Jede Person, die einer Straftat angeklagt ist, gilt bis zum gesetzlichen Beweis ihrer Schuld als unschuldig.

Ein Grundsatz übrigens, dem sich Staatsanwälte, Richter und auch einige Rechtsanwälte allzu gern verschließen. Die Bundesrepublik Deutschland wurde durch die Entscheidung des EGMR zur Zahlung eines Schmerzensgeldes in Höhe von 10.000 Euro verurteilt.

EGMR, Urt. v. 15.01.2015 – 48144/09 (CASE OF CLEVE v. GERMANY)


8 Kommentare zu “EGMR: Kein Freispruch zweiter Klasse

  1. Ich meine, dieses neue Urteil des Europäischen Gerichtshofs für
    Menschenrechte könnte auch in Sachen der Revision Gustl Mollaths
    eine Rolle spielen. Ich habe Dr. Adam Ahmed informiert.

  2. Das Urteil des EGMR scheint in Konflikt zu stehen mit der Pflicht der Strafgerichte, ihre Urteile zu begründen. Insbesondere enthält § 267 Abs. 5 StPO die Verpflichtung, zu begründen, warum jemand freigesprochen wird. Wird dies nicht begründet oder nur pauschal in der Art, dass das Gericht ausführt, dass es sich keine ausreichende Überzeugung über die Tatsachengrundlage für eine Verurteilung bilden konnte, dürfte das Urteil auch keinen Bestand haben.

    Mal abwarten, wie sich dieser Konflikt lösen lässt.

    • @Oliver Twist: Ich denke – wie ich oben bereits geschrieben habe – darf sich das Gericht in den Urteilsgründen nicht selbst in Widerspruch setzen. Entweder es hält einen Angeklagten für schuldig – dann muss das Gericht verurteilen oder es hält ihn für unschuldig – dann muss es freisprechen, darf dann aber in den Gründen nicht ausführen, warum er doch schuldig sein könnte. Insoweit muss sich das Gericht eine Überzeugung bilden.

    • @Oliver Twist: Einen Konflikt gab es da gar nicht. Der aussagepsychologische Sachverständige war zu dem klaren Ergebnis gekommen, dass die Angaben meiner Tochter nicht erlebnisbasiert waren. So sah es auch der vorsitzende Richter in der mündlichen Urteilsbegründung, in der er die Gründe dafür aufzählte, dass die Aussagen nicht glaubhaft sind, und darüber spekulierte, warum meine Tochter sich das ausgedacht haben könnte. Was ihn dann geritten hat, in der schriftlichen Urteilsbegründung rechts- und wahrheitswidrig eine Kehrtwende um 180°, von ausgedacht zu realem Hintergrund, zu machen, das kann nur er selbst erklären.

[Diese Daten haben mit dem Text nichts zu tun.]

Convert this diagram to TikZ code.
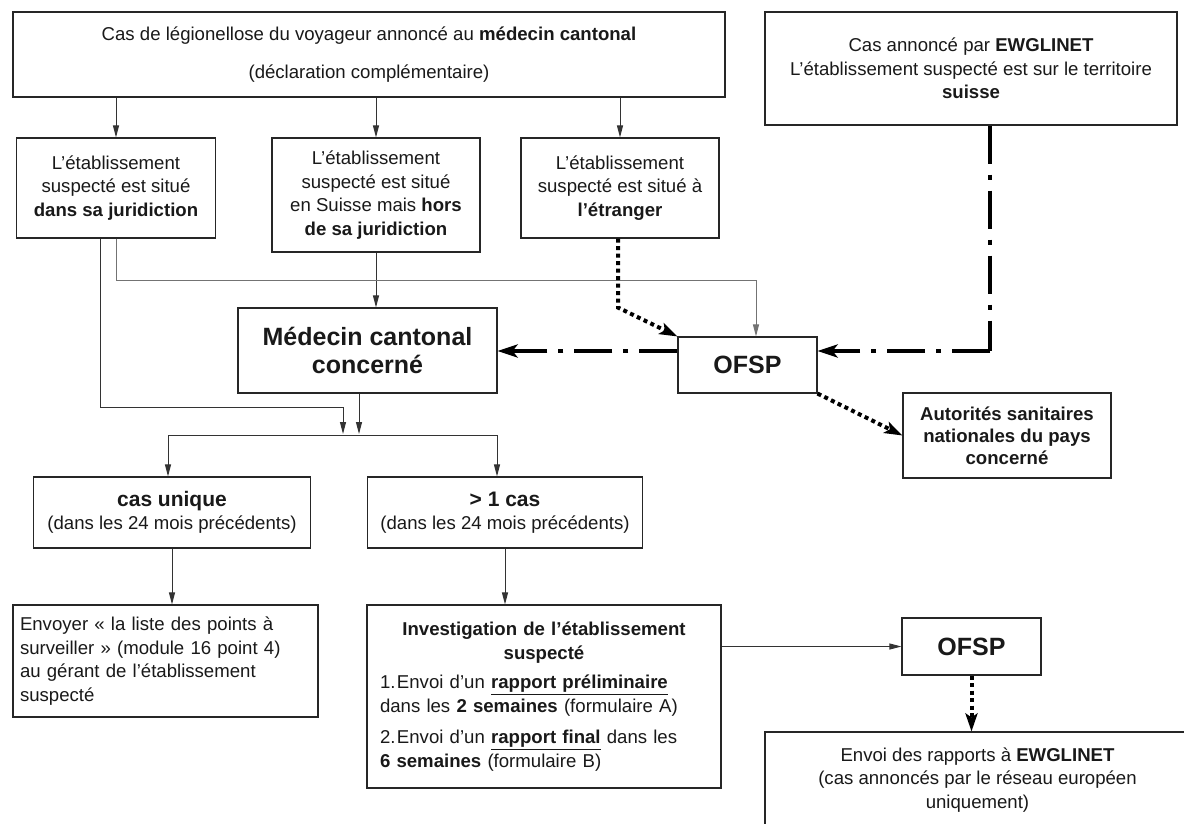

  3. Also zeigte sich auch hier mal wieder, was der Unterschied zwischen dem ist, was wörtlich im Gesetz steht und dem, wie die gängige Praxis ist,. Will heißen , was los ist in dem Land, das mit schwarz-rot-bananenfarbigen Landesfarben beschrieben wird und für das man sich von Tag zu Tag mehr schämen muß.

    • @Carla Columna:

      Die gängige Praxis der Juristerei war noch nie in der deutschen (nicht nur bundesdeutschen) Geschichte so liberal, Grundrechten und und Grundsätzen verpflichtet. Der Volkstribun, den heute noch viele gerne hätten, gibt es nicht mehr. Auch überaus peinliche Kapitel deutscher Rechtspflege, wie „Rosa Listen“, die einem Rechtsstaat unwürdig sind, sind Geschichte.

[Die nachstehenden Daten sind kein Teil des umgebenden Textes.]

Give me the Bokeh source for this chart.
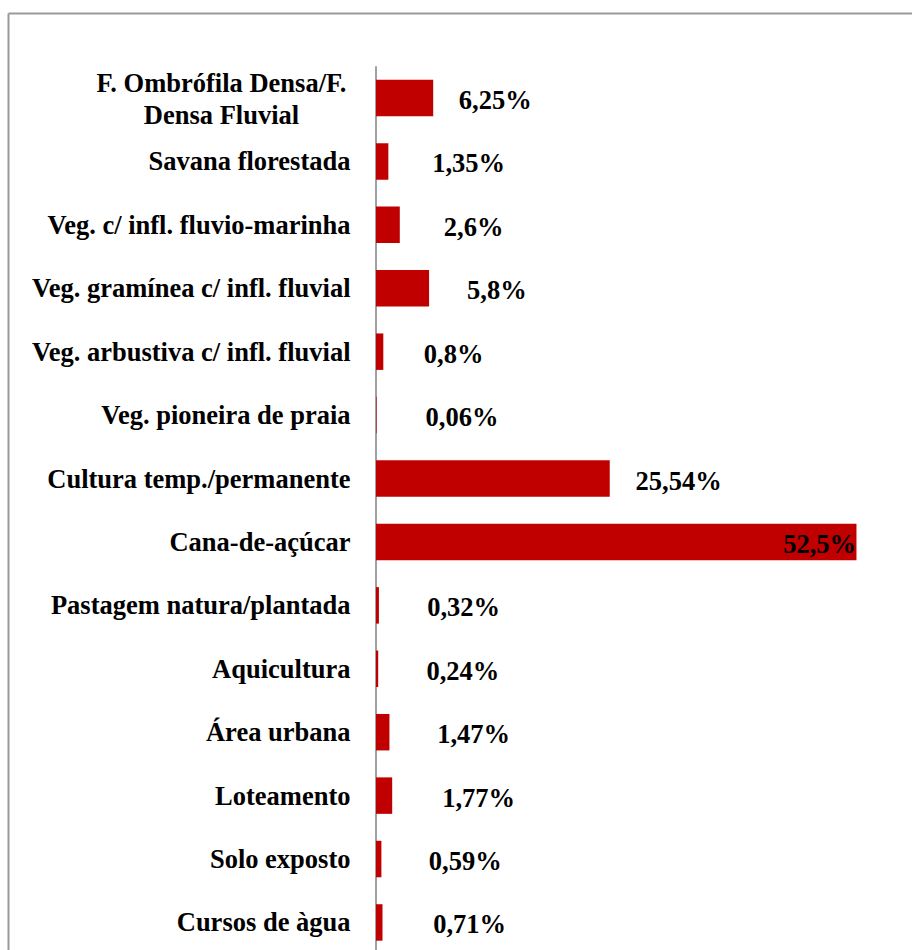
from bokeh.plotting import figure
from bokeh.models import ColumnDataSource, Range1d
from bokeh.core.properties import value
from bokeh.embed import file_html
from bokeh.resources import INLINE

# ---- data ----
categories = [
    "F. Ombrófila Densa/F.\nDensa Fluvial",
    "Savana florestada",
    "Veg. c/ infl. fluvio-marinha",
    "Veg. gramínea c/ infl. fluvial",
    "Veg. arbustiva c/ infl. fluvial",
    "Veg. pioneira de praia",
    "Cultura temp./permanente",
    "Cana-de-açúcar",
    "Pastagem natura/plantada",
    "Aquicultura",
    "Área urbana",
    "Loteamento",
    "Solo exposto",
    "Cursos de àgua",
]
percentages = [6.25, 1.35, 2.6, 5.8, 0.8, 0.06, 25.54, 52.5, 0.32, 0.24, 1.47, 1.77, 0.59, 0.71]

# label placement offsets (pixels from bar end), as in the original
label_offsets_px = [25.6, 43.8, 44, 38, 40.5, 49, 25.8, -73.3, 48.3, 48.3, 47.7, 50, 47.4, 50.7]

FONT = "Liberation Serif"
FSIZE = "26.5px"
BAR_COLOR = "#C00000"
BORDER_COLOR = "#9a9a9a"

n = len(categories)
rows = list(range(n))
labels = [str(v).replace(".", ",") + "%" for v in percentages]

W, H = 912, 950
px_per_unit_x = 9.152
x_start = -375.5 / px_per_unit_x
x_end = x_start + W / px_per_unit_x
px_per_row = 63.42
y_top = -97.5 / px_per_row
y_bottom = y_top + H / px_per_row

p = figure(width=W, height=H, output_backend="svg", toolbar_location=None,
           x_range=Range1d(x_start, x_end), y_range=Range1d(y_bottom, y_top),
           min_border=0, min_border_left=0, min_border_right=0,
           min_border_top=0, min_border_bottom=0)
p.axis.visible = False
p.grid.visible = False
p.outline_line_color = None
p.background_fill_color = "white"
p.border_fill_color = "white"

# chart-area border (top and left only, the rest is outside the picture)
bx = x_start + 8 / px_per_unit_x
by = y_top + 13 / px_per_row
p.segment(x0=[bx, bx], y0=[by, by], x1=[x_end + 1, bx], y1=[by, y_bottom + 1],
          line_color=BORDER_COLOR, line_width=2)

# vertical category axis line
p.segment(x0=[0], y0=[-0.5], x1=[0], y1=[n - 0.5], line_color="#a0a0a0", line_width=2)

src = ColumnDataSource(dict(y=rows, v=percentages, lab=labels, off=label_offsets_px,
                            cat=categories))
p.hbar(y="y", left=0, right="v", height=0.575, source=src,
       fill_color=BAR_COLOR, line_color=None)

# value labels
p.text(x="v", y="y", text="lab", x_offset="off", y_offset=2, source=src,
       text_font=value(FONT), text_font_style="bold", text_font_size=FSIZE,
       text_color="black", text_align="left", text_baseline="middle")

# category labels
single = [i for i, c in enumerate(categories) if "\n" not in c]
multi = [i for i, c in enumerate(categories) if "\n" in c]
src_single = ColumnDataSource(dict(y=[rows[i] for i in single],
                                   cat=[categories[i] for i in single]))
src_multi = ColumnDataSource(dict(y=[rows[i] for i in multi],
                                  cat=[categories[i] for i in multi]))
p.text(x=0, y="y", text="cat", source=src_single, x_offset=-25.5,
       text_font=value(FONT), text_font_style="bold", text_font_size=FSIZE,
       text_color="black", text_align="right", text_baseline="middle")
p.text(x=0, y="y", text="cat", source=src_multi, x_offset=-154.5, y_offset=1,
       text_font=value(FONT), text_font_style="bold", text_font_size=FSIZE,
       text_color="black", text_align="center", text_baseline="middle",
       text_line_height=1.05)

open("out.html", "w").write(file_html(p, INLINE))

      Inzwischen nimmt man sogar Art. 103 II GG ernst und verabschiedet sich von aus den Fingern gezogenen Konstrukten, wie der actio libera in causa, mit der man lange versuchte das persönliche (und irrelevante) Judiz über Strafbarkeitslücken zu stellen.

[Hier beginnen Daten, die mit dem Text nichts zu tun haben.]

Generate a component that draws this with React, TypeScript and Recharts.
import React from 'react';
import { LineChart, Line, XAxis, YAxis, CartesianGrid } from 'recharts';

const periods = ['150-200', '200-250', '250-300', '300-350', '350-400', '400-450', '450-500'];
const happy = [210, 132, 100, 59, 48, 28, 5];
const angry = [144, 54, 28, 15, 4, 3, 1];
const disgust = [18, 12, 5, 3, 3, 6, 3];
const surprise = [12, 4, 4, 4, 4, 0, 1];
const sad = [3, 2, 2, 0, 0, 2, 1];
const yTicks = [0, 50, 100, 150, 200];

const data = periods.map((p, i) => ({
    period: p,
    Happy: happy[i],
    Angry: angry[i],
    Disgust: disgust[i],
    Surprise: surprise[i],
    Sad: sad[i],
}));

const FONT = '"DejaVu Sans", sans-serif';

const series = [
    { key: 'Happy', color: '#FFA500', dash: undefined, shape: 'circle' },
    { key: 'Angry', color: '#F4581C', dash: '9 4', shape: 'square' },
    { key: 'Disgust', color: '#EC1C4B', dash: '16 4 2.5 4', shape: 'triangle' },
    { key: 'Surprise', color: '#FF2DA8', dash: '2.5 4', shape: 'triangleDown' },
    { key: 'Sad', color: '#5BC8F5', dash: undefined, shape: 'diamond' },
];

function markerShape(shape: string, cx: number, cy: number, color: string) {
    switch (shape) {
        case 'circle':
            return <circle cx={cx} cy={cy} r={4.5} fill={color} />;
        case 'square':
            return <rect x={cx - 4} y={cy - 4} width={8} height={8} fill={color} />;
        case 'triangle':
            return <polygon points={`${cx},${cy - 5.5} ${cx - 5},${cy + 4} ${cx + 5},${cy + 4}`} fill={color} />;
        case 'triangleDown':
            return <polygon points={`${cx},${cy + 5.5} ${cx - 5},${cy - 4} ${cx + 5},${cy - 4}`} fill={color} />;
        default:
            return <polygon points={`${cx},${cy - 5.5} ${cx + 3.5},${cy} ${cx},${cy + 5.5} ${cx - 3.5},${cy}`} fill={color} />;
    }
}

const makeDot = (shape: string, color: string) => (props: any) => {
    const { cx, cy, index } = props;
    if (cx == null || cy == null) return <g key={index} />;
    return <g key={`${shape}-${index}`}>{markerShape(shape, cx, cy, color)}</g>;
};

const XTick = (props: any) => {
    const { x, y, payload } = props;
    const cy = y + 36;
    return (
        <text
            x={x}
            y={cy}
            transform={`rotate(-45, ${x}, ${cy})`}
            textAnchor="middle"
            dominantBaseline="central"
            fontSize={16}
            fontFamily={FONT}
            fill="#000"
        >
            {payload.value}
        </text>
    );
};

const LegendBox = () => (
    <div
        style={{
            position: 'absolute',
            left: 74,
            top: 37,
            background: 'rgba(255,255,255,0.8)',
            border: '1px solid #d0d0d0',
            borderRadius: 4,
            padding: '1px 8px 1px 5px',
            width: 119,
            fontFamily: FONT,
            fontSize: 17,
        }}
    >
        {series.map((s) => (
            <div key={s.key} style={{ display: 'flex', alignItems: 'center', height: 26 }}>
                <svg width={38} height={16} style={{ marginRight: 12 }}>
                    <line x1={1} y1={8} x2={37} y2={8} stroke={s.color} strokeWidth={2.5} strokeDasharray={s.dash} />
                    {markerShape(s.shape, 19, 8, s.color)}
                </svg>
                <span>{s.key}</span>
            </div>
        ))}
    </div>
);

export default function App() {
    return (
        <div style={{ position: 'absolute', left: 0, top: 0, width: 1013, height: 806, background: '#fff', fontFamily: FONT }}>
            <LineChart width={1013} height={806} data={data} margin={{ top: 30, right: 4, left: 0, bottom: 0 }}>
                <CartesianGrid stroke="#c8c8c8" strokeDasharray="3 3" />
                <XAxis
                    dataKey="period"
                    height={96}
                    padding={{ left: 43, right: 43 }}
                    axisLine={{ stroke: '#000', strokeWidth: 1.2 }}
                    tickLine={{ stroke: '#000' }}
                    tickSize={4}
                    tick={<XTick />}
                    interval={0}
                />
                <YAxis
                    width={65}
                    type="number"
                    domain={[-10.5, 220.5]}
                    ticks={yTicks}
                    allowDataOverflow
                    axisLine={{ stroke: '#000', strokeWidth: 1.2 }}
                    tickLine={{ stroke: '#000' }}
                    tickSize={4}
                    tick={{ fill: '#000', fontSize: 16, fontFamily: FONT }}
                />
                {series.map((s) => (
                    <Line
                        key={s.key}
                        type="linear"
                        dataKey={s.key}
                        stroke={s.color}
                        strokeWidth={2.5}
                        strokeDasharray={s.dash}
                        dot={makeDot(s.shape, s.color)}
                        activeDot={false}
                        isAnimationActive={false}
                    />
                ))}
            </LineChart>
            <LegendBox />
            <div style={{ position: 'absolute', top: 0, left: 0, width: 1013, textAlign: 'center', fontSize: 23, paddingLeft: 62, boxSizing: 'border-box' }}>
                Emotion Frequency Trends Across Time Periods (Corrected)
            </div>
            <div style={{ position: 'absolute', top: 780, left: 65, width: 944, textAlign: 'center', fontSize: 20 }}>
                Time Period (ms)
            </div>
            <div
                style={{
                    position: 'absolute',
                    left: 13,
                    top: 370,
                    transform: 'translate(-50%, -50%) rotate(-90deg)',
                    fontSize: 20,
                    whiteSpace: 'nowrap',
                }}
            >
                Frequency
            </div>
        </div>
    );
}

      Auch finde ich bezeichnend, dass in den 1960ern der brave deutsche Bürger nichts über seine Justiz kommen ließ und die 68er Revoluzer hätte mancher gerne der Obhut einer früheren Justiz übergeben. Und je liberaler, grundrechtsfreundlicher und methodisch sauberer unsere Justiz wurde und wird, desto lauter und agressiver im Ton wird die Kritik an ihr. Das kann ich nicht nachvollziehen. Im Übrigen gehört auch das EGMR zu unserer Rechtspflege, dieses Urteil erging ja nicht „feindlich“ gegen das deutsche Rechtswesen, sondern die Bundesrepublik ist der EMRK beigetreten und Urteile des EGMR sind auch zu beachten (ohne in Details zu gehen). Damit zeigt unser Rechtssystem, welches eben längst auch eine europäische Dimension hat (vgl. auch EuGH), gerade, dass es funktioniert und nichts ist, wofür man sich schämen muss, sondern worauf man stolz sein kann.